Correction to: Nature Communications https://doi.org/10.1038/s41467-022-30750-5, published online 03 June 2022
The original version of this article missed discussion and citation of some related works. This has now been added as new reference 16 to the HTML and PDF version of the article.
The fourth sentence of the first paragraph of the introduction incorrectly read as “Other switching schemes involve the hybridization of metamaterials by functional components such as semiconductors, carbon nanotubes, graphene, liquid crystals, and phase-change materials10–15.”
This is now corrected as “Other switching schemes involve the hybridization of metamaterials by functional components such as semiconductors, carbon nanotubes, graphene, liquid crystals, and phase-change materials10–15 and a metamaterial of plasmonic circuits16.”
The first sentence of the second paragraph of the Introduction missed a citation as “Linear interference phenomena are introduced as a promising approach to achieving ultrafast all-optical switching16,17 requiring arbitrarily low-intensity optical beams down to the level of single-photon regime18.”
This is now corrected as “Linear interference phenomena are introduced as a promising approach to achieving ultrafast all-optical switching16–18 requiring arbitrarily low-intensity optical beams down to the level of single-photon regime19.”

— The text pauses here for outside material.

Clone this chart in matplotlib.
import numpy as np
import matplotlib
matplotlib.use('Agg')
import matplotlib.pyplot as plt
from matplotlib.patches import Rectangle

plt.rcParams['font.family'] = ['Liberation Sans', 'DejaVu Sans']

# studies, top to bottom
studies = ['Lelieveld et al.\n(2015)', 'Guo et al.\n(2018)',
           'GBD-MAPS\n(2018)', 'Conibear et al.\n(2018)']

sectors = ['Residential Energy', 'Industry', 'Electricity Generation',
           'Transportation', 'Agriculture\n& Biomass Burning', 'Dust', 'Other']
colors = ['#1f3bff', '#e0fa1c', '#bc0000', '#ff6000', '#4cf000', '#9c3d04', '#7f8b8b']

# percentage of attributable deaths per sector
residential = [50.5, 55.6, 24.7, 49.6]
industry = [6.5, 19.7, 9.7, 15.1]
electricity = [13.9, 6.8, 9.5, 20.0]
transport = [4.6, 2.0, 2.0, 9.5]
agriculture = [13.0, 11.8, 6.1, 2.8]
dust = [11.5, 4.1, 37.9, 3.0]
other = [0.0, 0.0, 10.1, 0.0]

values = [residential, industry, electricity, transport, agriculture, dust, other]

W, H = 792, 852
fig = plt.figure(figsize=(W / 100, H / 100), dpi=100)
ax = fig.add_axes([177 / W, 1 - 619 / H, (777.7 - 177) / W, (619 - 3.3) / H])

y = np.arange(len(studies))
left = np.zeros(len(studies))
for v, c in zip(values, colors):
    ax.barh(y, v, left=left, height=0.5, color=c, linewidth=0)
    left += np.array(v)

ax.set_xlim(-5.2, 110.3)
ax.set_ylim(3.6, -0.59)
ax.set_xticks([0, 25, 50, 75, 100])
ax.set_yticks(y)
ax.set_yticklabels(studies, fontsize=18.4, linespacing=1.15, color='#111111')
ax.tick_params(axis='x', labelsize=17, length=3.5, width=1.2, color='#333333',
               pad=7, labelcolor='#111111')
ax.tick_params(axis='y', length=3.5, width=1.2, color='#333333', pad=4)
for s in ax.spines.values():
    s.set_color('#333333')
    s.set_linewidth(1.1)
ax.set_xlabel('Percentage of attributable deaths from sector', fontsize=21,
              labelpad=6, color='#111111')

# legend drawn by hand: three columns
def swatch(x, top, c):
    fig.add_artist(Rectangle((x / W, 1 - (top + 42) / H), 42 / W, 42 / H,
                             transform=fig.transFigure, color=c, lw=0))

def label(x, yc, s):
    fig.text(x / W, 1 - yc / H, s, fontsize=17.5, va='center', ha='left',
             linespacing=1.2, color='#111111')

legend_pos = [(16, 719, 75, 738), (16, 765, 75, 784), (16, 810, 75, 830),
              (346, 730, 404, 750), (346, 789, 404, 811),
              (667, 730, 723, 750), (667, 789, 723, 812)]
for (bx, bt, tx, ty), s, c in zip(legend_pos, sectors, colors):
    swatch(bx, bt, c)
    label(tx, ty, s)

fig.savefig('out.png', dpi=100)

Section Results and Discussion, subsection Experimental Results and Simulations, eighth paragraph, first sentence incorrectly read as “The extraordinary enhancement in output signal intensity (x-polarized light) is attributed to electromagnetically induced negative absorption in the horizontal nanoantenna via coherent control of surface plasmon resonances.”

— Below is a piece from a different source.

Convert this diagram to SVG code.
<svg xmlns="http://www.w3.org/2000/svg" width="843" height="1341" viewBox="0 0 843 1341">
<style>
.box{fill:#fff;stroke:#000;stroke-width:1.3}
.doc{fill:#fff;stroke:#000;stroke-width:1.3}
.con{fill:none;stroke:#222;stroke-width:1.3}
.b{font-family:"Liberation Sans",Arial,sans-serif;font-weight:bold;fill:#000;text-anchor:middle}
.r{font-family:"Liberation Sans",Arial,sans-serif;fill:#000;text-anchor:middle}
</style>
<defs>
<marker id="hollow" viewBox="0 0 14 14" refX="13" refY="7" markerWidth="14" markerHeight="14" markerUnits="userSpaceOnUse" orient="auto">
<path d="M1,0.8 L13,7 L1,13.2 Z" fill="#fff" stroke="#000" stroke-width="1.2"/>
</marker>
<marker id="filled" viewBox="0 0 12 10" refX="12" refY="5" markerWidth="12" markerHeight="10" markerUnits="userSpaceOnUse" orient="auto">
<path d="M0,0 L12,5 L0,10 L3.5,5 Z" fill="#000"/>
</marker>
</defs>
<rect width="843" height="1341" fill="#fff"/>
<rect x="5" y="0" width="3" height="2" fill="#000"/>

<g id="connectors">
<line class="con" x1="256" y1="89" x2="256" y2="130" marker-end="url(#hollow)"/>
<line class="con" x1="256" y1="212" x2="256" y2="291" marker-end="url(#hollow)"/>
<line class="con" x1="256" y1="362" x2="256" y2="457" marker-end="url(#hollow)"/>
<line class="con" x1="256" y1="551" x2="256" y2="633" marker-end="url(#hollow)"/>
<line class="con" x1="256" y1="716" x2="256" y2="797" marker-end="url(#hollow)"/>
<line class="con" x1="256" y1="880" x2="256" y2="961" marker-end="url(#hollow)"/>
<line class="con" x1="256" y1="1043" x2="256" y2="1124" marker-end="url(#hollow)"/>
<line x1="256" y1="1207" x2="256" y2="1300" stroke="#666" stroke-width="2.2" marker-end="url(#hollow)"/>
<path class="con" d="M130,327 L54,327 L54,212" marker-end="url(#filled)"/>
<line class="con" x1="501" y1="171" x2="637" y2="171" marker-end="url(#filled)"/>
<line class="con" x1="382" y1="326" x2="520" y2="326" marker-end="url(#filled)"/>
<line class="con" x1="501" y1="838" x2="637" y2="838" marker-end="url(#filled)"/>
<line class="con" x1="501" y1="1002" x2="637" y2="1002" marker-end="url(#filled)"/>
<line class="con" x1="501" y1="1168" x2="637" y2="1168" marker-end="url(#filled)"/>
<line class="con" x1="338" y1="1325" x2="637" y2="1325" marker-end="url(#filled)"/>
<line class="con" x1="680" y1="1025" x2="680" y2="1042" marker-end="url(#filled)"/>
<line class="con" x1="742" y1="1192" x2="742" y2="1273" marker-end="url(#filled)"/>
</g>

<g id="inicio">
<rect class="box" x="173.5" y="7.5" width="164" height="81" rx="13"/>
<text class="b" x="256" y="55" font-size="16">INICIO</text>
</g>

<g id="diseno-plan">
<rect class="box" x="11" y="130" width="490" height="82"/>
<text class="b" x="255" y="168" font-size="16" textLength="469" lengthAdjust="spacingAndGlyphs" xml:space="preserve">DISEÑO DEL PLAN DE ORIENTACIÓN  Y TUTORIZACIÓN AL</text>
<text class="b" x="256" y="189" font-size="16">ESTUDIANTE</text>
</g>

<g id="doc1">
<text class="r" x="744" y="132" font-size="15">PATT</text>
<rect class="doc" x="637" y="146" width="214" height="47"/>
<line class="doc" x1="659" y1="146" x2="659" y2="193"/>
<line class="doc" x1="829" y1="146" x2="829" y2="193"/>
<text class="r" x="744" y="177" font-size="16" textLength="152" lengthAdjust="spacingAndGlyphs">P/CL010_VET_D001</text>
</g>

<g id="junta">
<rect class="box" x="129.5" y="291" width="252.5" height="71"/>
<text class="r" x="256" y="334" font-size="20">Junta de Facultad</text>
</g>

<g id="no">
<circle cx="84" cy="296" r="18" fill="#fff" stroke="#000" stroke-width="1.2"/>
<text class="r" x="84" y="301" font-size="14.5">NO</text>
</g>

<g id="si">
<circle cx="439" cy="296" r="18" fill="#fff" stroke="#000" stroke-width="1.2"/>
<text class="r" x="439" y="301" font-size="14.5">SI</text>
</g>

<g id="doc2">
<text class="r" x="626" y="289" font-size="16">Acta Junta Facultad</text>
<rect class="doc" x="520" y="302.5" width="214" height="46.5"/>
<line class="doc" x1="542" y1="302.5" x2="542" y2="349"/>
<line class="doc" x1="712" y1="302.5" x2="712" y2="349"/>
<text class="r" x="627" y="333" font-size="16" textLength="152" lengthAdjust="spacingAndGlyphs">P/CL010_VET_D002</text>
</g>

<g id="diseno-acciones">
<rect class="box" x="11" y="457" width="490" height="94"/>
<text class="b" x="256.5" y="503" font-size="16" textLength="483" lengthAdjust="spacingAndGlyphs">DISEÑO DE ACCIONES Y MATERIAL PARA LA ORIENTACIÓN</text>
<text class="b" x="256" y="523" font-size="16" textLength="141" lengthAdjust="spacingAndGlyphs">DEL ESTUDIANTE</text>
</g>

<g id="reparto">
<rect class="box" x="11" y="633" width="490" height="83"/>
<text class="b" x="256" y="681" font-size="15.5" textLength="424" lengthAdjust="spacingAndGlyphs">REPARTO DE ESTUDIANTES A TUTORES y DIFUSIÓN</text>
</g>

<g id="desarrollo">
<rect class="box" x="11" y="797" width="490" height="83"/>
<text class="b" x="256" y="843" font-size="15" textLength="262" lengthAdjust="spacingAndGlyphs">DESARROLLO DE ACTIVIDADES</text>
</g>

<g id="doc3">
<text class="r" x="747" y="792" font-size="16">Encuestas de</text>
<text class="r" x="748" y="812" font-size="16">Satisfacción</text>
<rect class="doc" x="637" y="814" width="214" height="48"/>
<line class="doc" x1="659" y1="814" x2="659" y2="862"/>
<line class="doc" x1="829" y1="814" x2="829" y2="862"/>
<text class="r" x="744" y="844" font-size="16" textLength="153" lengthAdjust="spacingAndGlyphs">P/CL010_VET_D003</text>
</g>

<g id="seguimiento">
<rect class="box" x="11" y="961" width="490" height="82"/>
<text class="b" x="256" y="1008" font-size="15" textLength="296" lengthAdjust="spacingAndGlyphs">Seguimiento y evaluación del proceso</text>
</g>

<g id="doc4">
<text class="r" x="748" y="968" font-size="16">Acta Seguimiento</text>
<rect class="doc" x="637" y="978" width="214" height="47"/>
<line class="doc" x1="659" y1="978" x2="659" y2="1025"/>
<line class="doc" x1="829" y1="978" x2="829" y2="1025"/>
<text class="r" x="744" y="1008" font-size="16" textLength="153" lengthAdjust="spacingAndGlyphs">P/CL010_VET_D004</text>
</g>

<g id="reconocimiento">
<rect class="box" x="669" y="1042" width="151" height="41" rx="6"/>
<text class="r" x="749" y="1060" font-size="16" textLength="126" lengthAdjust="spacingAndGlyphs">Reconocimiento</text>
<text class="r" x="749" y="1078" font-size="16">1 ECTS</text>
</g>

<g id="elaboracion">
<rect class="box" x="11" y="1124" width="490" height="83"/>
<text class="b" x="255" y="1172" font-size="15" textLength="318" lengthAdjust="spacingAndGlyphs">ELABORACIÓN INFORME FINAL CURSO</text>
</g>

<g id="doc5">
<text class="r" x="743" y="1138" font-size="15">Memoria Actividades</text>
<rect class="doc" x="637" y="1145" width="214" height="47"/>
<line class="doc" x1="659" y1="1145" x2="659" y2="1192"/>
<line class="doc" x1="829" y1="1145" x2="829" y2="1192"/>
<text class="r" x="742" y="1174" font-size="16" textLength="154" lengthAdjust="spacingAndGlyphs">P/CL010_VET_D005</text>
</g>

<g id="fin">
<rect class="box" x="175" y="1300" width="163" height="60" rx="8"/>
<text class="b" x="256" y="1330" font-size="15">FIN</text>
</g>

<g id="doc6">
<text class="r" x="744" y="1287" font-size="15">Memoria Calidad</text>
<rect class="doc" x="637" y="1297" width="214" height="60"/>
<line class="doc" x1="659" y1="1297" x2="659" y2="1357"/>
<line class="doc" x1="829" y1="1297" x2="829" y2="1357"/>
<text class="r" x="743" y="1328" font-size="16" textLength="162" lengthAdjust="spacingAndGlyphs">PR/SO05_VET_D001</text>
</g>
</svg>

This is now revised as “The extraordinary enhancement in output signal intensity (x-polarized light) is attributed to electromagnetically induced negative absorption in the horizontal nanoantenna via coherent control of surface plasmon resonances and this mechanism is different compared to previous work16 which is based on the interference and depends on the angle of incidence, and the modulation is only observed for non-normal incidence.”
This has been corrected in both the PDF and HTML versions of the Article.
Reference
[16] Davis, T. J., Gomez, D. E. & Eftekhari, F. All-optical modulation and switching by a metamaterial of plasmonic circuits. Opt. Lett. 39, 4938–4941 (2014).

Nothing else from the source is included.